To be done
Find the word "this" in the listing; pull out each line holding it.
══════════
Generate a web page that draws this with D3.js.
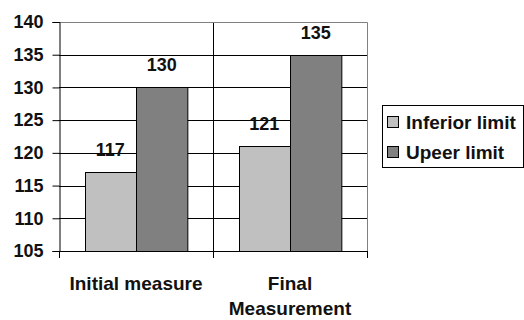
<!DOCTYPE html>
<html>
<head>
<meta charset="utf-8">
<script src="https://cdn.jsdelivr.net/npm/d3@7"></script>
<style>
  html, body { margin: 0; padding: 0; background: #fff; }
  svg { display: block; }
  text { font-family: "Liberation Sans", Arial, sans-serif; font-weight: bold; fill: #111; }
</style>
</head>
<body>
<svg id="chart" width="524" height="320"></svg>
<script>
// Chart data
const categories = ["Initial measure", "Final Measurement"];
const seriesNames = ["Inferior limit", "Upeer limit"];
const inferiorValues = [117, 121];
const upperValues = [130, 135];
const yTicks = [105, 110, 115, 120, 125, 130, 135, 140];
const seriesColors = ["#c0c0c0", "#808080"];

const seriesValues = [inferiorValues, upperValues];
const rows = categories.map((c, i) => ({
  category: c,
  values: seriesNames.map((s, j) => ({ series: s, value: seriesValues[j][i], color: seriesColors[j] }))
}));

const svg = d3.select("#chart");
const plot = { left: 59, right: 367, top: 22, bottom: 251 };

const y = d3.scaleLinear().domain([105, 140]).range([plot.bottom, plot.top]);
const x0 = d3.scaleBand().domain(categories).range([plot.left, plot.right]).padding(0);
const x1 = d3.scaleBand().domain(seriesNames).range([0, x0.bandwidth()])
  .paddingInner(0).paddingOuter(0.5);

// Horizontal gridlines
svg.append("g")
  .selectAll("line")
  .data(yTicks.filter(t => t > 105 && t < 140))
  .join("line")
  .attr("x1", plot.left).attr("x2", plot.right)
  .attr("y1", d => Math.round(y(d)) + 0.5).attr("y2", d => Math.round(y(d)) + 0.5)
  .attr("stroke", "#000").attr("stroke-width", 1);

// Category separator lines
svg.append("g")
  .selectAll("line")
  .data(categories.slice(1))
  .join("line")
  .attr("x1", d => Math.round(x0(d)) + 0.5).attr("x2", d => Math.round(x0(d)) + 0.5)
  .attr("y1", plot.top).attr("y2", plot.bottom)
  .attr("stroke", "#000");

// Plot border (top and right)
svg.append("path")
  .attr("d", `M${plot.left},${plot.top + 0.5}H${plot.right + 0.5}V${plot.bottom}`)
  .attr("fill", "none").attr("stroke", "#808080");

// Bars
const groups = svg.append("g")
  .selectAll("g")
  .data(rows)
  .join("g")
  .attr("transform", d => `translate(${x0(d.category)},0)`);

groups.selectAll("rect")
  .data(d => d.values)
  .join("rect")
  .attr("x", d => Math.round(x1(d.series)) + 0.5)
  .attr("y", d => Math.round(y(d.value)) + 0.5)
  .attr("width", x1.bandwidth())
  .attr("height", d => Math.round(plot.bottom - y(d.value)))
  .attr("fill", d => d.color)
  .attr("stroke", "#000").attr("stroke-width", 1);

// Value labels
groups.selectAll("text")
  .data(d => d.values)
  .join("text")
  .attr("x", d => x1(d.series) + x1.bandwidth() / 2)
  .attr("y", d => y(d.value) - 16)
  .attr("text-anchor", "middle")
  .style("font-size", "18px")
  .text(d => d.value);

// Y axis
const yAxis = svg.append("g")
  .attr("transform", `translate(${plot.left + 0.5},0)`)
  .call(d3.axisLeft(y).tickValues(yTicks).tickSize(7).tickPadding(9).tickFormat(d3.format("d")));
yAxis.select(".domain").attr("stroke", "#000");
yAxis.selectAll(".tick line").attr("stroke", "#000");
yAxis.selectAll(".tick text")
  .style("font-size", "18px").style("font-family", "'Liberation Sans', Arial, sans-serif")
  .attr("fill", "#111");

// X axis
const xAxis = svg.append("g")
  .attr("transform", `translate(0,${plot.bottom + 0.5})`)
  .call(d3.axisBottom(x0).tickSize(0).tickFormat(""));
xAxis.select(".domain").attr("stroke", "#000").attr("d", `M${plot.left},0H${plot.right + 1}`);

// Category boundary tick marks below the axis
const boundaries = categories.map(c => x0(c)).concat([x0.range()[1]]);
svg.append("g")
  .selectAll("line")
  .data(boundaries)
  .join("line")
  .attr("x1", d => Math.round(d) + 0.5).attr("x2", d => Math.round(d) + 0.5)
  .attr("y1", plot.bottom).attr("y2", plot.bottom + 7)
  .attr("stroke", "#000");

// Category labels, wrapped to the band width
const labelFont = 19;
const catLabels = svg.append("g")
  .selectAll("text")
  .data(categories)
  .join("text")
  .attr("text-anchor", "middle")
  .style("font-size", labelFont + "px")
  .attr("x", d => x0(d) + x0.bandwidth() / 2)
  .attr("y", 290);

catLabels.each(function(d) {
  const t = d3.select(this);
  const words = d.split(" ");
  const cx = x0(d) + x0.bandwidth() / 2;
  let line = [];
  let tspan = t.append("tspan").attr("x", cx).attr("dy", 0);
  let lineNo = 0;
  for (const w of words) {
    line.push(w);
    tspan.text(line.join(" "));
    if (tspan.node().getComputedTextLength() > x0.bandwidth() - 8 && line.length > 1) {
      line.pop();
      tspan.text(line.join(" "));
      line = [w];
      lineNo++;
      tspan = t.append("tspan").attr("x", cx).attr("dy", "1.3em").text(w);
    }
  }
});

// Legend
const legend = svg.append("g");
legend.append("rect")
  .attr("x", 382.5).attr("y", 105.5).attr("width", 141).attr("height", 62)
  .attr("fill", "#fff").attr("stroke", "#000");
const items = legend.selectAll("g")
  .data(seriesNames)
  .join("g")
  .attr("transform", (d, i) => `translate(387,${122 + i * 30})`);
items.append("rect")
  .attr("x", 0.5).attr("y", -5.5).attr("width", 11).attr("height", 11)
  .attr("fill", (d, i) => seriesColors[i]).attr("stroke", "#000");
items.append("text")
  .attr("x", 19).attr("y", 0).attr("dy", "0.36em")
  .style("font-size", "19px")
  .text(d => d);
</script>
</body>
</html>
══════════
Correct answer
Generate a web page that draws this with D3.js.
  const t = d3.select(this);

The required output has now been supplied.